I received an invitation to a meeting of municipal analysts in New York City.


Date: Friday, April 7, 2017
Time: 11:30 am – 2:00 pm
Location: Yale Club, 50 Vanderbilt Avenue, NYC


Can charter schools achieve investment grade status? Despite failures and successes, charter school debt has grown rapidly as facilities’ needs increase— over 5% of national K-12 students attended a charter school in 2014, with much higher percentages in certain inner cities. Investor reception remains mixed, however, in that charter schools can be closed by their authorizers or fail on their own. MAGNY presents a discussion between two experts presenting opposing views. James Lyman, Director of Research at Neuberger Berman, views all charter school debt as having below investment grade characteristics regardless of size and financial performance. Jessica Matsumori oversees about 265 charter school debt ratings as S&P Global sector lead for charter schools, with about half falling into low investment grade categories. Jessica will explain the S&P rating distribution based on S&P criteria and median ratios. After short presentations and a moderated discussion, the floor will be thrown open for questions and further discussion.

David Hitchcock, Senior Director, S&P Global

James Lyman, Director of Research, Neuberger Berman
Jessica Matsumori, Senior Director, S&P Global, sector lead for charter schools

Cost: $75 for members, $85 for non-members

Payment: Event payments are no longer accepted at the door. Register and pay instantly from our website (scroll to the bottom of the page).

Questions: Contact Stephen Winterstein at programchair@magny.org.

If you plan to go, you should be prepared with statements by Moody’s Investors Service, which rates municipal debt.

This one says that charter schools weaken the finances of urban districts.

“New York, October 15, 2013 — The dramatic rise in charter school enrollments over the past decade is likely to create negative credit pressure on school districts in economically weak urban areas, says Moody’s Investors Service in a new report. Charter schools tend to proliferate in areas where school districts already show a degree of underlying economic and demographic stress, says Moody’s in the report “Charter Schools Pose Growing Risks for Urban Public Schools.”

“While the vast majority of traditional public districts are managing through the rise of charter schools without a negative credit impact, a small but growing number face financial stress due to the movement of students to charters,” says Michael D’Arcy, one of two authors of the report.
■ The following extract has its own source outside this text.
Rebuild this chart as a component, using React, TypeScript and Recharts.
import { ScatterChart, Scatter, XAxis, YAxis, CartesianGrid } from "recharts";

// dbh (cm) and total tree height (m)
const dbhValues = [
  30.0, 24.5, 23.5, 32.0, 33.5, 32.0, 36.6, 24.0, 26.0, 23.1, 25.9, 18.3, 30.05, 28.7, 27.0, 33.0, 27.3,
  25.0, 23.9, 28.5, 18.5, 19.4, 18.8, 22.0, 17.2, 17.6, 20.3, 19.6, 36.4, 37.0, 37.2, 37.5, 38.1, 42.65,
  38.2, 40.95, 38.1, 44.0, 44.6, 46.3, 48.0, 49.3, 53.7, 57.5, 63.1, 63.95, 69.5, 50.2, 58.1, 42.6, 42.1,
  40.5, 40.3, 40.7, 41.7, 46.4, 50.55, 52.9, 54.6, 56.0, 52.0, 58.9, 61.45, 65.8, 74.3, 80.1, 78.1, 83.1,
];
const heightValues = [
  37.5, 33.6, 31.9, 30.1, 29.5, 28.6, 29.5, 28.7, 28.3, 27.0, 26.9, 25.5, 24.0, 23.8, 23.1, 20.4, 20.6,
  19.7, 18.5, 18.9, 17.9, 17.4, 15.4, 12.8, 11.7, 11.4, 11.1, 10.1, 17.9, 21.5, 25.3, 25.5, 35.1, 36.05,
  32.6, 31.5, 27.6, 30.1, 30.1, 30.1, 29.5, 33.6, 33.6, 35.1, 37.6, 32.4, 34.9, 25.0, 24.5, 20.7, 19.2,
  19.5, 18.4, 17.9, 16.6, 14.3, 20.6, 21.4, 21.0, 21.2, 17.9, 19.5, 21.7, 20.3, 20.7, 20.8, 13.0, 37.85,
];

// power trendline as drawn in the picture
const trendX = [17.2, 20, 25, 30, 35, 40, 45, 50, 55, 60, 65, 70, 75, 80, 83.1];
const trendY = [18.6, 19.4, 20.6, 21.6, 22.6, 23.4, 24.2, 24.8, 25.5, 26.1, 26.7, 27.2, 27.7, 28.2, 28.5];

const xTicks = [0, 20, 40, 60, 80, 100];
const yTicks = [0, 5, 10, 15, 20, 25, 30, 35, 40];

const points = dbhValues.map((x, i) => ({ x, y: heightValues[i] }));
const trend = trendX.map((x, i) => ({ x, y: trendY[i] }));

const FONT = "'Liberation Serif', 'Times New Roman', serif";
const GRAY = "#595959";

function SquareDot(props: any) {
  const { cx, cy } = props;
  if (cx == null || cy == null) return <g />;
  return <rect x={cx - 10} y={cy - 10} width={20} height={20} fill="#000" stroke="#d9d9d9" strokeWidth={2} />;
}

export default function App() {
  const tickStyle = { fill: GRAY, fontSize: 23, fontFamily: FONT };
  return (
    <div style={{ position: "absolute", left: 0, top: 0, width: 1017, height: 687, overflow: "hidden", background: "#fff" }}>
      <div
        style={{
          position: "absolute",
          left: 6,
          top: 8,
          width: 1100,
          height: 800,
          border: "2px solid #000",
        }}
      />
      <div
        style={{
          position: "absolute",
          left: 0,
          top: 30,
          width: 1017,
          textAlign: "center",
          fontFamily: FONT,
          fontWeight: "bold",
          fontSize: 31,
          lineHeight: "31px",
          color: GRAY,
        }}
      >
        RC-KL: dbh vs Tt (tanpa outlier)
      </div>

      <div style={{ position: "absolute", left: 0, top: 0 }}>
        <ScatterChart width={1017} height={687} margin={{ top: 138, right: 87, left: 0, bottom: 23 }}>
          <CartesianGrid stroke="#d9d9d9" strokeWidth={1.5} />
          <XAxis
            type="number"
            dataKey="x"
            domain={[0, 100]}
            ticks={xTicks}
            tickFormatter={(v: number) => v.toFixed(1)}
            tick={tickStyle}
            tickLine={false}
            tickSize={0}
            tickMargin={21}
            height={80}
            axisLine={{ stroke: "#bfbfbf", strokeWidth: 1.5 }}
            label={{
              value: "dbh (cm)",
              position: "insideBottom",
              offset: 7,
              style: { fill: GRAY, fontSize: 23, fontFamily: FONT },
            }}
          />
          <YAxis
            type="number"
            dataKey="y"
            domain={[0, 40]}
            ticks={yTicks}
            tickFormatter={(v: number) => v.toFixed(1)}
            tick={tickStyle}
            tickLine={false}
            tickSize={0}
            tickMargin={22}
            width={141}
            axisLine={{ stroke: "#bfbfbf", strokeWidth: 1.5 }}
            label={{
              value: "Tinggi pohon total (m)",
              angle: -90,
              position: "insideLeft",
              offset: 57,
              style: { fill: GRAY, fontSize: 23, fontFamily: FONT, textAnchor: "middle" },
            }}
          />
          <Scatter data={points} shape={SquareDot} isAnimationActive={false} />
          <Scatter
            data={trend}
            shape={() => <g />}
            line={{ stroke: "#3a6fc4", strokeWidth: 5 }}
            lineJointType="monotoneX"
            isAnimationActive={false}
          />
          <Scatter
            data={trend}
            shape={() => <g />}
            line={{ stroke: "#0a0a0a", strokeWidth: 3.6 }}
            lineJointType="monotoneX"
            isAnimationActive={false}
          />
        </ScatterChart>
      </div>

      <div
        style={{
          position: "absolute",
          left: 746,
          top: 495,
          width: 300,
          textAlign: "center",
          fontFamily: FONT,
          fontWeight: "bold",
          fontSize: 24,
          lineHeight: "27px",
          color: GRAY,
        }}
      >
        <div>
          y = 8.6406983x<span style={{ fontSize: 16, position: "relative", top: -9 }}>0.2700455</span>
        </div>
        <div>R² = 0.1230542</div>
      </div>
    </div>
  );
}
“Charter schools can pull students and revenues away from districts faster than the districts can reduce their costs, says Moody’s. As some of these districts trim costs to balance out declining revenues, cuts in programs and services will further drive students to seek alternative institutions including charter schools.

“Many older, urban areas that have experienced population and tax base losses, creating stress for their local school districts, have also been areas where charter schools have proliferated, says Moody’s. Among the cities where over a fifth of the students are enrolled in charter schools are Cleveland, Detroit, Kansas City, St. Louis, and Washington, D.C. Nationwide about one in 20 students is in a charter school.

“One of the four risk factors Moody’s identifies as making a school district vulnerable to charter school growth is that the school district is already financially pressured and grappling with weak demographics.

“A second factor is having a limited ability to adjust operations in response to a loss of enrolment to charter schools.

“Shifts in student enrollment from district schools to charters, while resulting in a transfer of a portion of district revenues to charter schools, do not typically result in a full shift of operating costs away from district public schools,” says Moody’s Tiphany Lee-Allen, the Moody’s Associate Analyst who co-authored the report. “Districts may face institutional barriers to cutting staff levels, capital footprints and benefit costs over the short term given the intricacies of collective bargaining contracts – leaving them with underutilized buildings and ongoing growth in personnel costs.”

“A third risk factor for a school district is being in a state with a statutory framework promoting a high degree of educational choice and has a relatively liberal approval process for new charters and few limits on their growth, as well as generous funding.

“For example in Michigan, the statutory framework emphasizes educational choice, and there are multiple charter authorizers to help promote charter school growth. In Michigan, Detroit Public Schools (B2 negative), Clintondale Community Schools (Ba3 negative), Mount Clemens Community School District (Ba3 negative) and Ypsilanti School District (Ba3) have all experienced significant fiscal strain related to charter enrollment growth, which has also been a contributing factor to their speculative grade status.”

That was in 2013. Last year, Moody’s wrote that the decision by Massachusetts’ voters not to expand the number of charter schools was a “credit positive” for the state.


“Moody’s Investors Service said Massachusetts voters’ decision to reject Governor Charlie Baker’s charter school expansion plan is “credit positive” for the state’s urban governments, freeing them from potential financial pressures had the proposal been approved.

“In an announcement this week, the bond rating agency said the history of charter schools shows they drain money from city governments’ education budgets, citing Boston, Fall River, Lawrence, and Springfield in particular.

“A city that begins to lose students to a charter school can be forced to weaken educational programs because funding is tighter, which then begins to encourage more students to leave which then results in additional losses,’’ the Moody’s report said.